Britain’s poorest need a Labour government

News earlier this week that up to three million children risk going hungry during school holidays in Britain, the fifth-richest economy, are an appalling Tory testimony, writes KEN LIVINGSTONE.

Two pieces of news earlier this week showed yet again why we need change in Britain and the sheer scale of poverty and desperation under the Tories’ seven years of austerity, which is ruining our public services, squeezing the living standards for the majority and driving millions of people including children into destitution.

On Tuesday, I opened my newspaper to the shameful news that up to three million children risk going hungry during school holidays, according to a report issued by the all-party parliamentary group (APPG) on hunger and food poverty.

The report explains that hunger and malnutrition are setting students back not only in educational achievement when they return to school, but also in terms of their ability to lead a healthy life.

Evidence of children existing on a diet of crisps and hungry youngsters unable to take part in a football tournament because “their bodies simply gave up,” was heard by the group.
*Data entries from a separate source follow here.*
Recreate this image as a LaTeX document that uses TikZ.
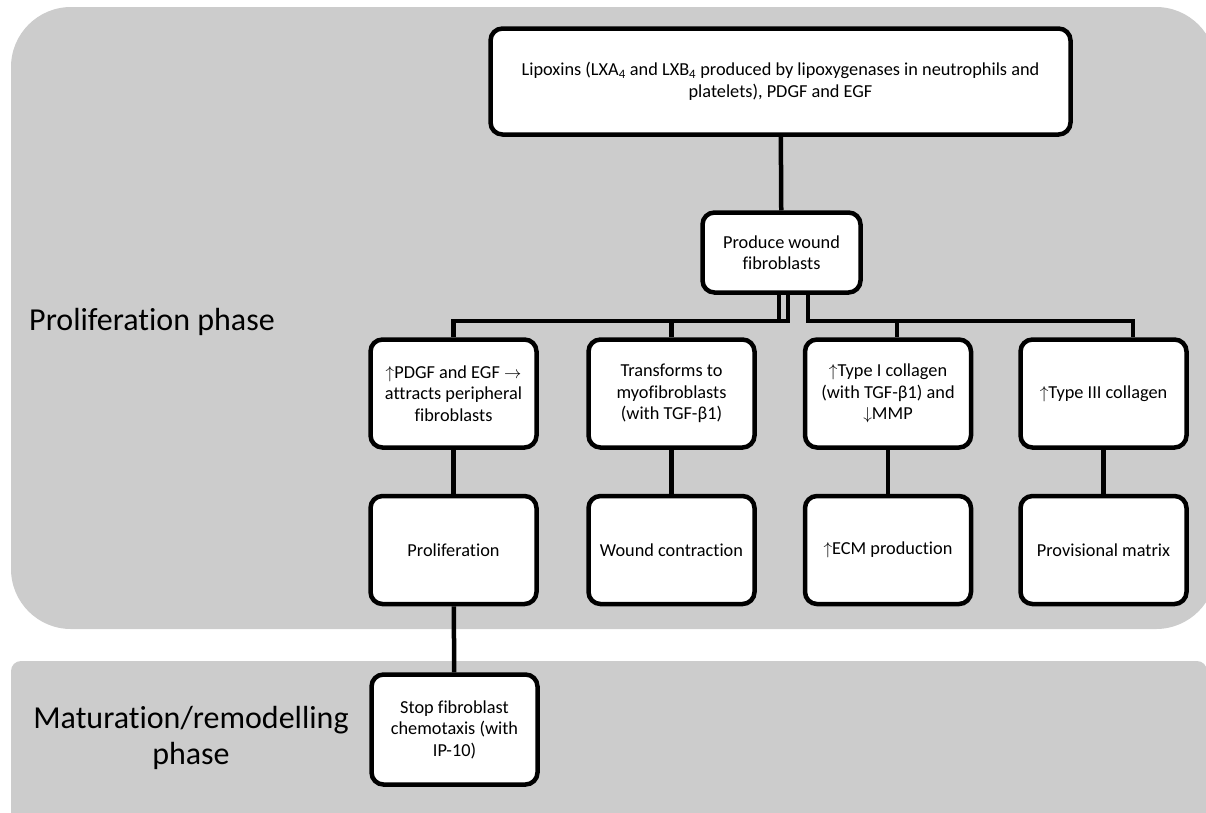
\documentclass[tikz,border=0pt]{standalone}
\usepackage{fontspec}
\setmainfont{Carlito}[Ligatures=NoCommon]
\usetikzlibrary{positioning}
\definecolor{panelgray}{RGB}{204,204,204}

\begin{document}
\begin{tikzpicture}[x=1pt, y=-1pt,
  box/.style={draw, line width=4.5pt, rounded corners=12pt, fill=white, align=center,
    inner sep=3pt, minimum width=166pt, minimum height=108pt,
    font=\fontsize{18.3}{21.5}\selectfont},
  link/.style={line width=4.5pt},
  phase/.style={align=center, font=\fontsize{32}{36}\selectfont}]
  \useasboundingbox (0,0) rectangle (1206,812);
  % phase panels
  \fill[panelgray, rounded corners=60pt] (11,7) rectangle (1216,629);
  \fill[panelgray, rounded corners=10pt] (11,661) rectangle (1207,840);
  \node[phase] (prolif) at (152,322) {Proliferation phase};
  \node[phase] (matur) at (191,738) {Maturation/remodelling\\phase};

  \node[box, minimum width=580pt, minimum height=106pt] (lipox) at (780.5,81.5)
    {Lipoxins (LXA\textsubscript{4} and LXB\textsubscript{4} produced by lipoxygenases in neutrophils and\\platelets), PDGF and EGF};
  \node[box, minimum width=158pt, minimum height=80pt] (fibro) at (781.5,252.5)
    {Produce wound\\fibroblasts};

  \node[box] (attract) at (453.5,393.5) {$\uparrow$PDGF and EGF $\rightarrow$\\attracts peripheral\\fibroblasts};
  \node[box] (myo) at (671.5,393.5) {Transforms to\\myofibroblasts\\(with TGF-β1)};
  \node[box] (col1) at (888,393.5) {$\uparrow$Type I collagen\\(with TGF-β1) and\\$\downarrow$MMP};
  \node[box] (col3) at (1103.5,393.5) {$\uparrow$Type III collagen};

  \node[box] (prol) at (453.5,550) {Proliferation};
  \node[box] (contr) at (671.5,550) {Wound contraction};
  \node[box] (ecm) at (888,550) {$\uparrow$ECM production};
  \node[box] (matrix) at (1103.5,550) {Provisional matrix};

  \node[box, minimum height=110pt] (stop) at (454.5,729.5) {Stop fibroblast\\chemotaxis (with\\IP-10)};

  % connectors
  \draw[link] (lipox) -- (fibro);
  \draw[link] ([xshift=-2.5pt]fibro.south) -- ++(0,26) -| (attract.north);
  \draw[link] ([xshift=6.5pt]fibro.south) -- ++(0,26) -| (myo.north);
  \draw[link] ([xshift=26.5pt]fibro.south) -- ++(0,26) -| ([xshift=9pt]col1.north);
  \draw[link] ([xshift=26.5pt]fibro.south) -- ++(0,26) -| ([xshift=29.5pt]col3.north);
  \foreach \a/\b in {attract/prol, myo/contr, col1/ecm, col3/matrix, prol/stop}
    \draw[link] (\a) -- (\b);
\end{tikzpicture}
\end{document}
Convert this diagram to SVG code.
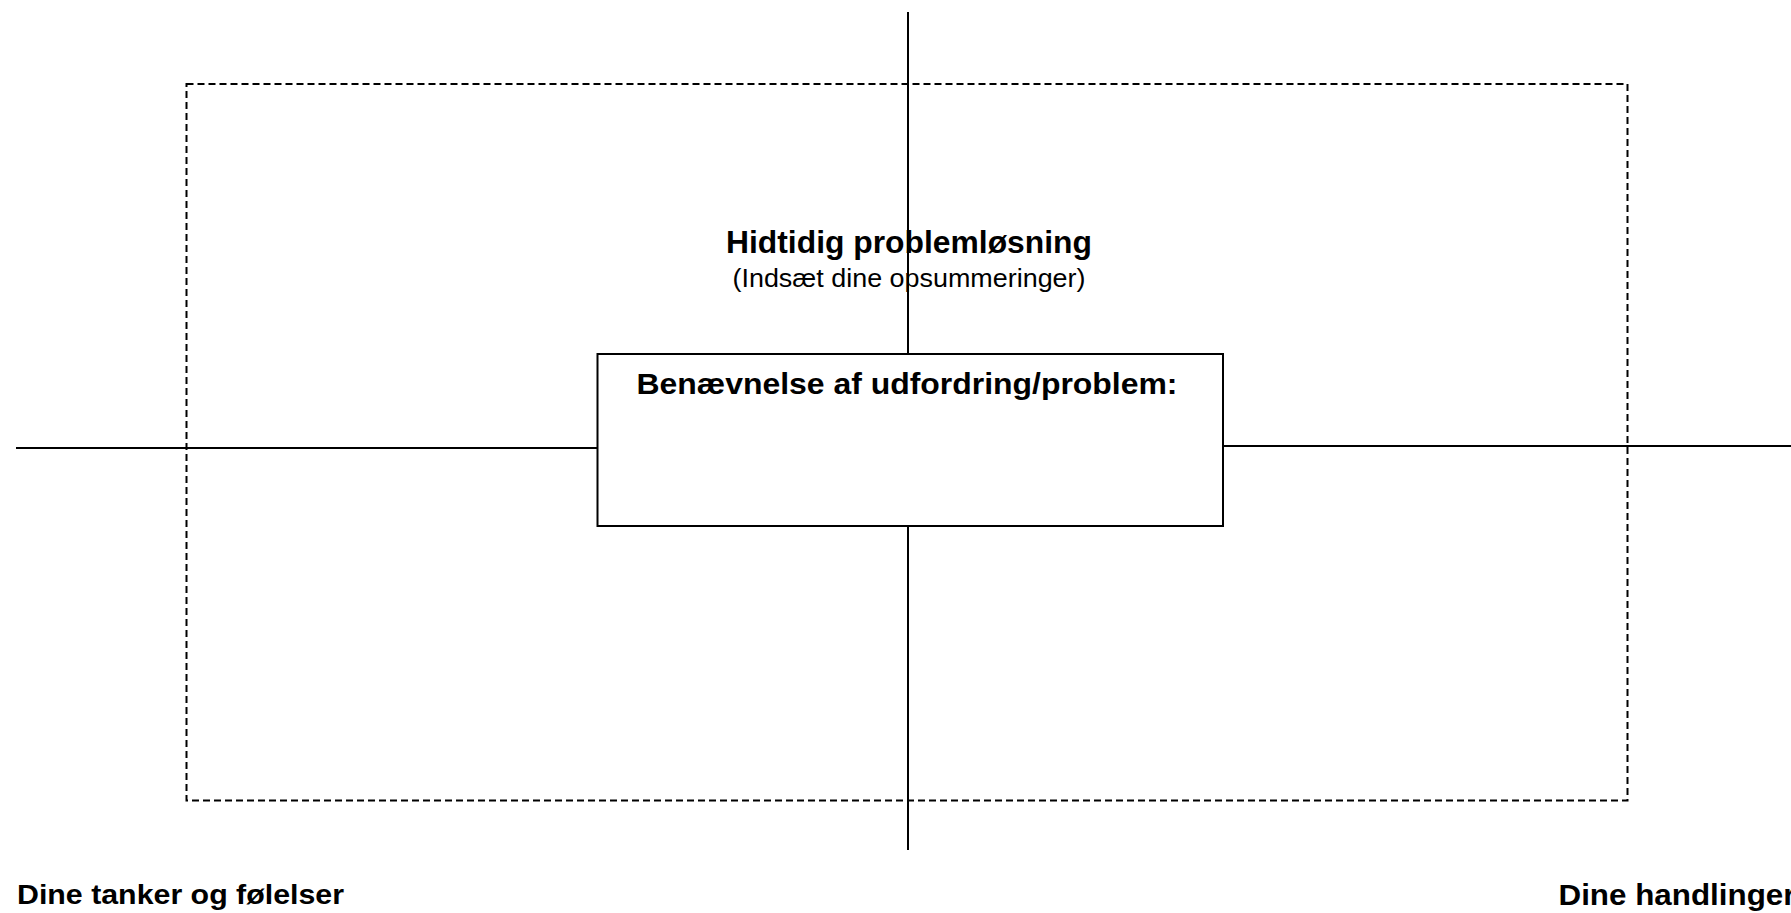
<svg xmlns="http://www.w3.org/2000/svg" width="1791" height="913" viewBox="0 0 1791 913">
<style>
.line{stroke:#000;stroke-width:2;fill:none}
.dash{stroke:#000;stroke-width:2;fill:none;stroke-dasharray:7 4}
.b{font-family:"Liberation Sans",Arial,sans-serif;font-weight:bold;fill:#000}
.r{font-family:"Liberation Sans",Arial,sans-serif;fill:#000}
</style>
<rect width="1791" height="913" fill="#fff"/>
<g id="frame">
<rect class="dash" x="186.5" y="84" width="1441" height="716.5"/>
</g>
<g id="connectors">
<line class="line" x1="908" y1="12" x2="908" y2="354"/>
<line class="line" x1="908" y1="526" x2="908" y2="850"/>
<line class="line" x1="16" y1="448" x2="597.5" y2="448"/>
<line class="line" x1="1223" y1="446" x2="1791" y2="446"/>
</g>
<g id="title">
<text class="b" x="909" y="253" font-size="31" text-anchor="middle" textLength="366" lengthAdjust="spacingAndGlyphs">Hidtidig problemløsning</text>
<text class="r" x="909" y="287" font-size="25" text-anchor="middle" textLength="353" lengthAdjust="spacingAndGlyphs">(Indsæt dine opsummeringer)</text>
</g>
<g id="problem">
<rect class="line" x="597.5" y="354" width="625.5" height="172" fill="#fff"/>
<text class="b" x="907" y="394" font-size="30" text-anchor="middle" textLength="541" lengthAdjust="spacingAndGlyphs">Benævnelse af udfordring/problem:</text>
</g>
<g id="thoughts">
<text class="b" x="17" y="904" font-size="28.5" textLength="327" lengthAdjust="spacingAndGlyphs">Dine tanker og følelser</text>
</g>
<g id="actions">
<text class="b" x="1558.5" y="905" font-size="29" textLength="237" lengthAdjust="spacingAndGlyphs">Dine handlinger</text>
</g>
</svg>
As Frank Field MP, the APPG’s chairman, said the government “has now had time to take on board the fact that under its stewardship of the fifth richest country in the world, too many children are stalked by hunger.”

In terms of policy solutions, the report recommends that central government takes a lead in giving local authorities duties to convene churches, community groups, businesses, schools and public bodies in their area and allocates a top slice of the sugary drinks levy to fund each local authority with a £100,000 grant to abolish school holiday hunger.

Out of the three million children the report identifies, one million currently receive free school meals in term time, while two million are from working households that do not receive free school meals in term time.

Some analysts seem surprised by the number of children in working families included in these figures, but in fact official figures published in March show that most child poverty is now concentrated in working families. These figures are the highest on record, with more than two-thirds of children classified as “living in poverty in families where at least one parent is working.”

The report also identified that an increased number of families now rely on foodbanks during the holidays.

Indeed, this shocking report about millions of children going hungry in Britain, came out on the same day the Trussell Trust charity revealed that its food bank network was providing record levels of support with almost 1.2 million batches of threeday food and basic supplies in the past year — in total over 10 million meals. More than 400,000 of the recipients were children.

The figures, covering April 2016 to March 2017, show an increase of about 74,000 emergency supplies.

These are the highest figures on record from the Trussell Trust network of foodbanks. A closer look at the detail within them — and reasons behind people’s use of foodbanks — is a stark illustration of the Tories lack of humanity when pursuing ever deeper cuts to our welfare state and public services.

While the government refused to recognise it, the Trust has itself explicitly linked increasing demand with the rollout of the universal credit benefits changes — due out nationally in the period ahead — with the Tories ignoring the growing chorus of voices who have argued for a rethink.

In particular, the charity says that the introduction of universal credit seems to be causing a gap in benefits which causes families to turn to foodbanks, especially because the effects of a six-week or more waiting period for a first payment can be quite serious.

The Trust argues that these effects can last even after people receive their universal credit payments, as bills and debts pile up.

More broadly speaking, the Trust says that as well as delays in benefits, issues of debt and insecure employment are among the reasons that people have to turn to food banks for help.

If the Tories stay in charge, all the indicators are these problems are going to get worse.

Furthermore, these devastating figures came before the government’s introduction two-child benefit limit hits. A recent report from the Joseph Rowntree Foundation has said that this reactionary policy could push 200,000 more children into poverty.

Yet what we have seen from the Tories and their supporters in the media this week?

All we have is seen yet more spin from the Tories and their friends in some of the media that all is fine with our economy and that Theresa May is a moderate Conservative seeking to bring Britain together.

The reality of her record shows the exact opposite — she is pursuing a divisive and ideologically driven agenda which will further deepen poverty and inequality at the same time as hitting the living standards of the majority as real wages start to fall.

But there is a better way, for the many and not the few.

Labour has promised to end the government’s punitive sanctions regime, scrap the arbitrary and inhumane two-child benefit cap, introduce a real living wage of £10 an hour to tackle in-work poverty and ban zero-hours contracts to help more workers become secure in their employment.

And the much welcomed policy of free school meals for all primary schoolchildren alongside action on the issues raised in the APPG on hunger and food poverty’s report this week — could make a massive difference.

Britain deserves better than more Tory failure with spiralling poverty and inequality — let’s make June the end of May.